Illusory Superiority: That Jerk Just Overtook Me in Traffic!
Updated: May 18, 2020
"Our navigators had found a better home for us, and we will move out today!" commands the leader of the tribe. "We will need to cross the valley of the snakes before nightfall, so that we will have a safe place to stay for a night before continuing our journey."
"Affirmative!" and everyone started packing.
As hunters and gatherers, tribes are always on the lookout for a new home that is safe and with accessibility to various food sources. Most possesses minimal personal belongings, every tribe members will be responsible mainly for the tools of their own crafts (eg. hunters will be carrying their weapons, gatherers will be carrying their "baskets", etc.).
Moving swiftly is one of the most important skill required by every tribe member, a slow member of the tribe will be left behind, which ultimately meant an imminent death.

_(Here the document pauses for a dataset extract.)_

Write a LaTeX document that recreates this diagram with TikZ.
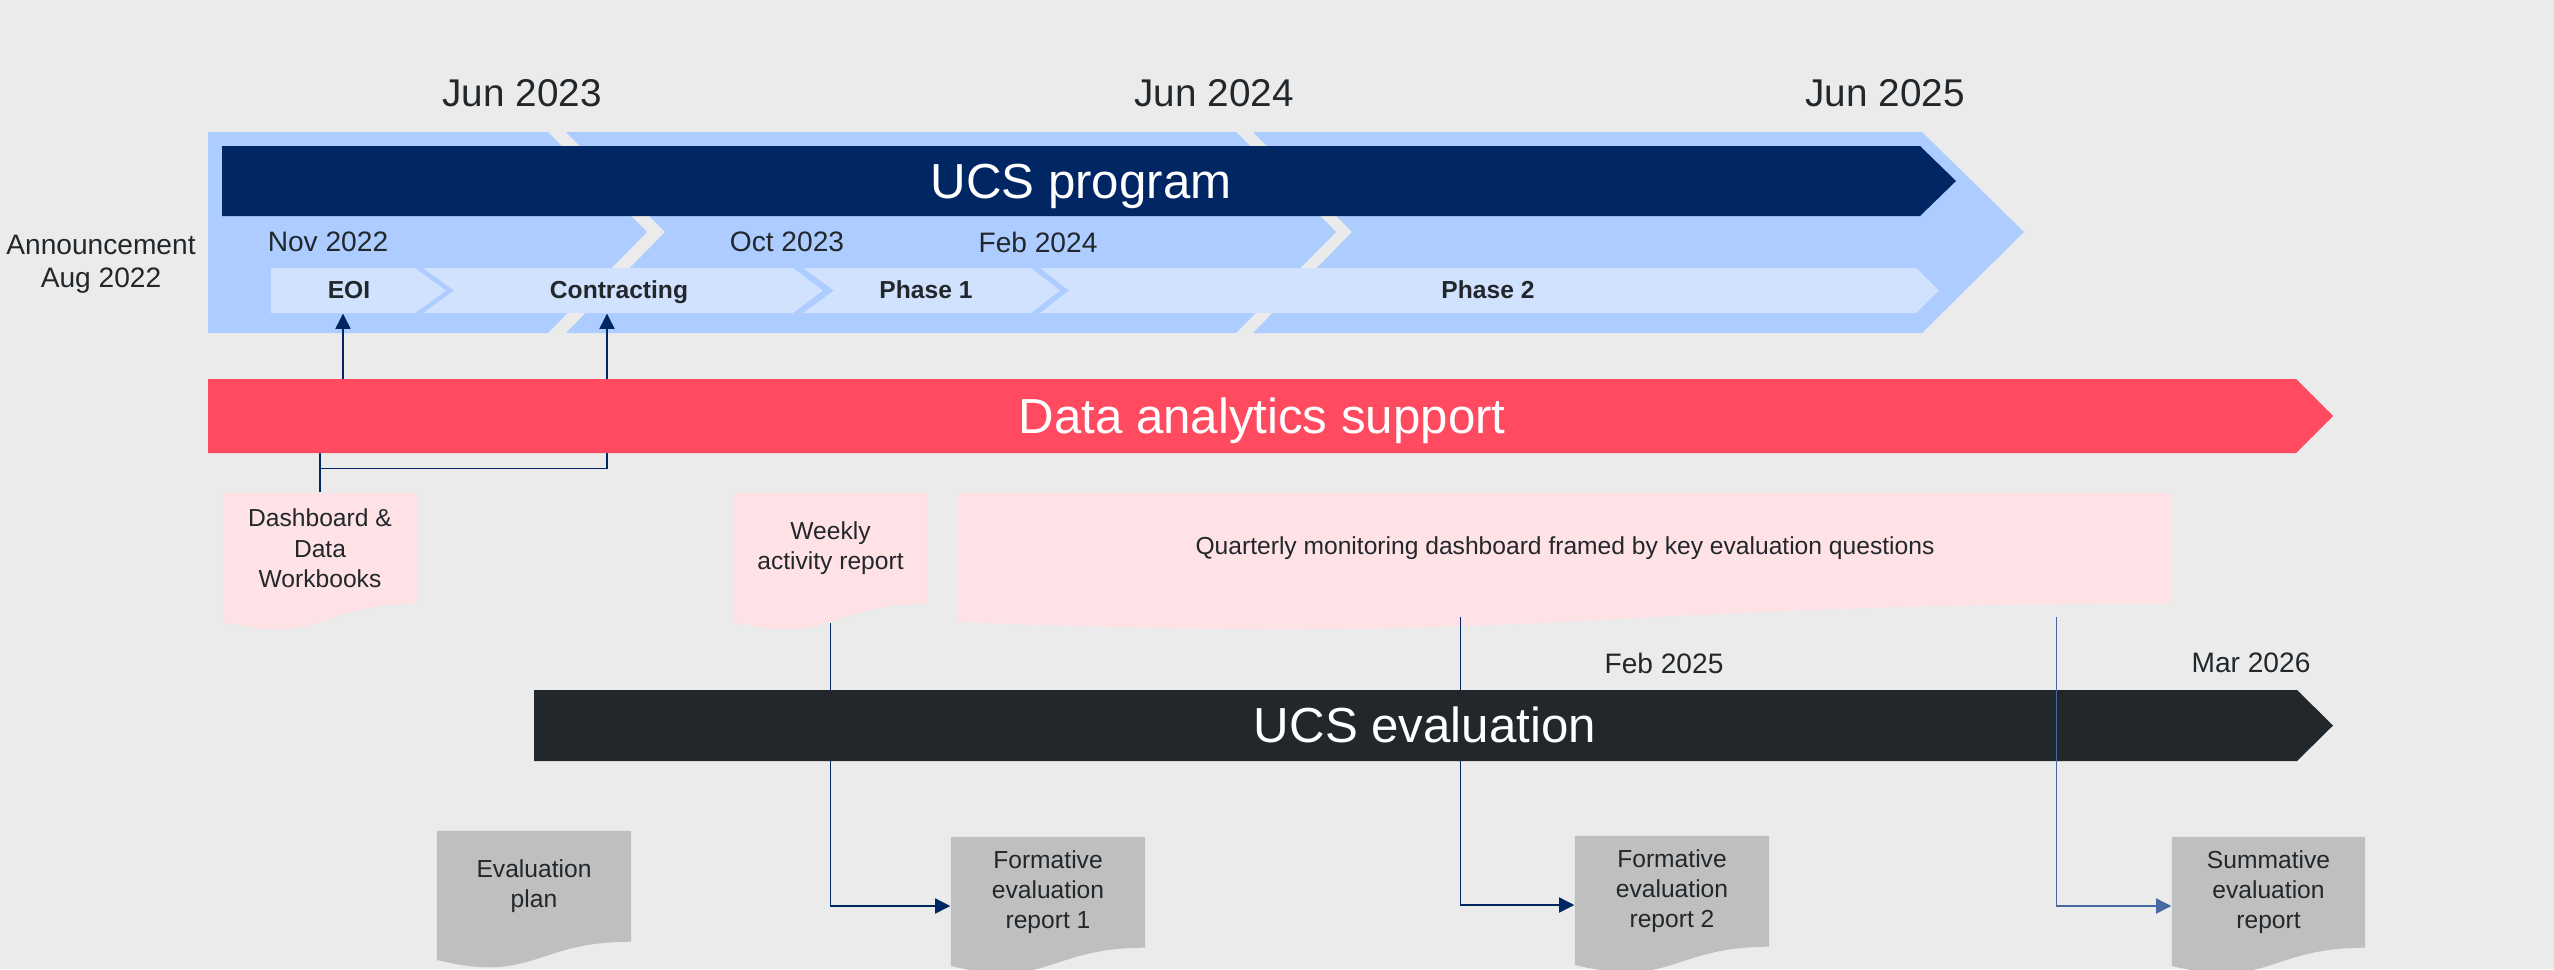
\documentclass[tikz,border=0pt]{standalone}
\usepackage{fontspec}
\setmainfont{Liberation Sans}
\usetikzlibrary{arrows.meta,calc}

\definecolor{bggray}{RGB}{235,235,235}
\definecolor{bandblue}{RGB}{173,204,255}
\definecolor{phaseblue}{RGB}{209,226,255}
\definecolor{navy}{RGB}{0,38,100}
\definecolor{redbar}{RGB}{255,74,96}
\definecolor{evalbar}{RGB}{34,39,43}
\definecolor{pinkdoc}{RGB}{255,226,230}
\definecolor{graydoc}{RGB}{191,191,191}
\definecolor{textdark}{RGB}{34,39,43}
\definecolor{connlight}{RGB}{70,105,160}

\tikzset{
  bartxt/.style={font=\fontsize{14}{16}\selectfont, text=white,
    text height=9pt, text depth=0pt},
  phaselbl/.style={font=\bfseries\fontsize{7}{8}\selectfont, text=textdark,
    text height=4.5pt, text depth=0pt, minimum height=0.45cm, inner sep=0pt},
  datelbl/.style={font=\fontsize{8}{9.4}\selectfont, text=textdark},
  yearlbl/.style={font=\fontsize{11}{13}\selectfont, text=textdark},
  doctxt/.style={font=\fontsize{7}{8.6}\selectfont, text=textdark,
    align=center, yshift=0.137cm},
  doc/.style={minimum height=1.38cm, inner sep=0pt,
    path picture={
      \fill[#1] let \p1=(path picture bounding box.north west),
                    \p2=(path picture bounding box.south east) in
        (\x1,\y1) -- (\x2,\y1) -- (\x2,{(\y1)+0.802*((\y2)-(\y1))})
        .. controls ({((\x1)+(\x2))/2},{(\y1)+0.802*((\y2)-(\y1))})
               and ({((\x1)+(\x2))/2},{(\y1)+1.1075*((\y2)-(\y1))})
        .. (\x1,{(\y1)+0.934*((\y2)-(\y1))}) -- cycle;
    }},
  conn/.style={draw=navy, line width=0.4pt,
    -{Triangle[length=4.3pt,width=4.3pt]}}
}

\begin{document}
\begin{tikzpicture}[x=0.01cm, y=-0.01cm]
  \useasboundingbox (0,0) rectangle (2554,969);
  \fill[bggray] (0,0) rectangle (2554,969);

  % program band
  \fill[bandblue] (208,132) -- (548,132) -- (647,232) -- (548,333) -- (208,333) -- cycle;
  \fill[bandblue] (566,132) -- (1236,132) -- (1336,232) -- (1236,333) -- (566,333) -- (665,232) -- cycle;
  \fill[bandblue] (1253,132) -- (1922,132) -- (2024,232) -- (1922,333) -- (1253,333) -- (1352,232) -- cycle;
  \fill[navy] (222,146) -- (1920,146) -- (1956,181) -- (1920,216) -- (222,216) -- cycle;
  \draw (1081,183) node (prog) [bartxt] {UCS program};

  % phases
  \fill[phaseblue] (271,268) -- (415,268) -- (446,290.5) -- (415,313) -- (271,313) -- cycle;
  \fill[phaseblue] (423,268) -- (793,268) -- (823,290.5) -- (793,313) -- (423,313) -- (454,290.5) -- cycle;
  \fill[phaseblue] (803,268) -- (1031,268) -- (1060,290.5) -- (1031,313) -- (803,313) -- (834,290.5) -- cycle;
  \fill[phaseblue] (1040,268) -- (1916,268) -- (1939,290.5) -- (1916,313) -- (1040,313) -- (1069,290.5) -- cycle;
  \draw (349,290.5)  node (eoi)   [phaselbl] {EOI};
  \draw (619,290.5)  node (contr) [phaselbl] {Contracting};
  \draw (926,290.5)  node (ph1)   [phaselbl] {Phase 1};
  \draw (1488,290.5) node (ph2)   [phaselbl] {Phase 2};

  % dates
  \draw (522,93)   node (jun23) [yearlbl] {Jun 2023};
  \draw (1214,93)  node (jun24) [yearlbl] {Jun 2024};
  \draw (1885,93)  node (jun25) [yearlbl] {Jun 2025};
  \draw (328,242)  node (nov22) [datelbl] {Nov 2022};
  \draw (787,242)  node (oct23) [datelbl] {Oct 2023};
  \draw (1038,242) node (feb24) [datelbl] {Feb 2024};
  \draw (101,264)  node (annc)  [datelbl, align=center] {Announcement\\Aug 2022};

  % outputs
  \draw (320,562)    node (dash)   [doc=pinkdoc, minimum width=1.94cm,
    label={[doctxt]center:{Dashboard \&\\Data\\Workbooks}}] {};
  \draw (830.5,562)  node (weekly) [doc=pinkdoc, minimum width=1.93cm,
    label={[doctxt]center:{Weekly\\activity report}}] {};
  \draw (1565,562)   node (quart)  [doc=pinkdoc, minimum width=12.14cm,
    label={[doctxt]center:{Quarterly monitoring dashboard framed by key evaluation questions}}] {};
  \draw (534,900)    node (plan)   [doc=graydoc, minimum width=1.94cm,
    label={[doctxt]center:{Evaluation\\plan}}] {};
  \draw (1048,906)   node (form1)  [doc=graydoc, minimum width=1.94cm,
    label={[doctxt]center:{Formative\\evaluation\\report 1}}] {};
  \draw (1672,905)   node (form2)  [doc=graydoc, minimum width=1.94cm,
    label={[doctxt]center:{Formative\\evaluation\\report 2}}] {};
  \draw (2268.5,906) node (summ)   [doc=graydoc, minimum width=1.93cm,
    label={[doctxt]center:{Summative\\evaluation\\report}}] {};

  \draw[conn] (dash.north) -- ++(0,-60) -| ($(eoi.south)+(-6,0)$);
  \draw[conn] (dash.north) -- ++(0,-24) -| ($(contr.south)+(-12,0)$);
  \draw[conn] ($(weekly.south)+(0,-9)$) |- (form1.west);
  \draw[conn] ($(quart.south west)!.414!(quart.south east)+(0,-15)$) |- (form2.west);

  % support and evaluation bars
  \fill[redbar] (208,379) -- (2296,379) -- (2333,416) -- (2296,453) -- (208,453) -- cycle;
  \draw (1262,418) node (data) [bartxt] {Data analytics support};
  \fill[evalbar] (534,690) -- (2297,690) -- (2333,725.5) -- (2297,761) -- (534,761) -- cycle;
  \draw (1425,727) node (eval) [bartxt] {UCS evaluation};

  \draw[conn, draw=connlight] ($(quart.south west)!.904!(quart.south east)+(0,-15)$) |- (summ.west);

  \draw (1664,663) node (feb25) [datelbl] {Feb 2025};
  \draw (2251,663) node (mar26) [datelbl] {Mar 2026};
\end{tikzpicture}
\end{document}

The journey is lead by the leader of the tribe accompanied by the navigators, everyone else is walking behind him/her while the tribe warriors are on high alert, minimizing potential threats to the tribe. Occasionally, the leader will turn around to see if the tribe members are doing OK, and this is a great time for any tribe members to show agility and strength.
Imagine that you are one of the tribe member
It is highly probable that, other than the few individuals that you respect and know that they are more agile than yourself, you felt superior to all the other peers walking alongside of you. All based on your own standards.
While you are walking and munching on your snacks, a peer that is not in your "respect-group" overtook you and starting walking in front of you. How do you think you would feel?
Definitely agitated and intimidated! The next time the leader turns around, you will be falling behind a jerk that just wanted to make you look bad! That jumpy feeling starts to pour, you are feeling nervous and disturbed, thinking "HOW could he/she?"
To demonstrate your agility is very important, sometimes, it's a matter of life or death. The survival instinct had kicked in, carefully planning the next course of action to overtake that jerk as soon as possible.
Now, back to 2020.
Are you a better driver?
Psychological scientists Michael M. Roy and Michael J. Liersch found that most people may rate themselves as better than average drivers, they believe themselves to be more skillful and less risky than the others.
Across four experiments, Roy and Liersch found that people often believed that others, in the contrary, would rate them as a worse driver (about 10% worse) than they rated themselves. Most probably because there is no standard definition for “good driving,” people tend to use their own unique, individual definitions. So, a slow and cautious driver could have a totally different definition of “good driving” than someone who likes to drive fast and aggressively.
So, are you a better driver? Most probably you are, based on your own definitions, like the tribe members 50 thousand years ago.
Why do we think that we are better drivers?
In social psychology terms, illusory superiority is a condition of cognitive bias wherein a person overestimates their own qualities and abilities, in relation to the same qualities and abilities of other people (we think we are better). This illusion is somehow part of human "being". It is not limited to driving, most of us think that we are more intelligent, having more healthy habits, higher IQ or more popular than our peers.
When illusory superiority makes us feel that we are better then others, the body will react to that overtaking jerk as a threat, activating related stress chemicals, preparing us for the fight or flight response. So it is very human to feel agitated and intimidated whenever you are overtaken in traffic or at a metro station.
BUT not without surprise, illusory superiority is actually a positive illusion that provides us with an optimistic view of events in a harsh and cruel world, keeping us from the chronic stress of life itself. Even when experiencing the worst case scenario, we, humans are capable of seeing a negative event with rose color lenses.
What can we do about it?
For starters, be mindful that your brain is wired to amplify negative thoughts in order to make you feel threatened easily, for survival. So, whenever a trickle of anxiety starts to kick in over insignificant matters, be mindful of the subconscious body, take deep breaths in order to delay the response, always make an effort to avoid body-over-mind.
This mindfulness of both the inner workings of your brain and the outer mechanisms of fear-promotion can by itself make you less prone to needless fear.
Then you won't be so vulnerable to intimidation by apparent threats that are in fact manageable, but blown out of proportion by the ancient human instinct.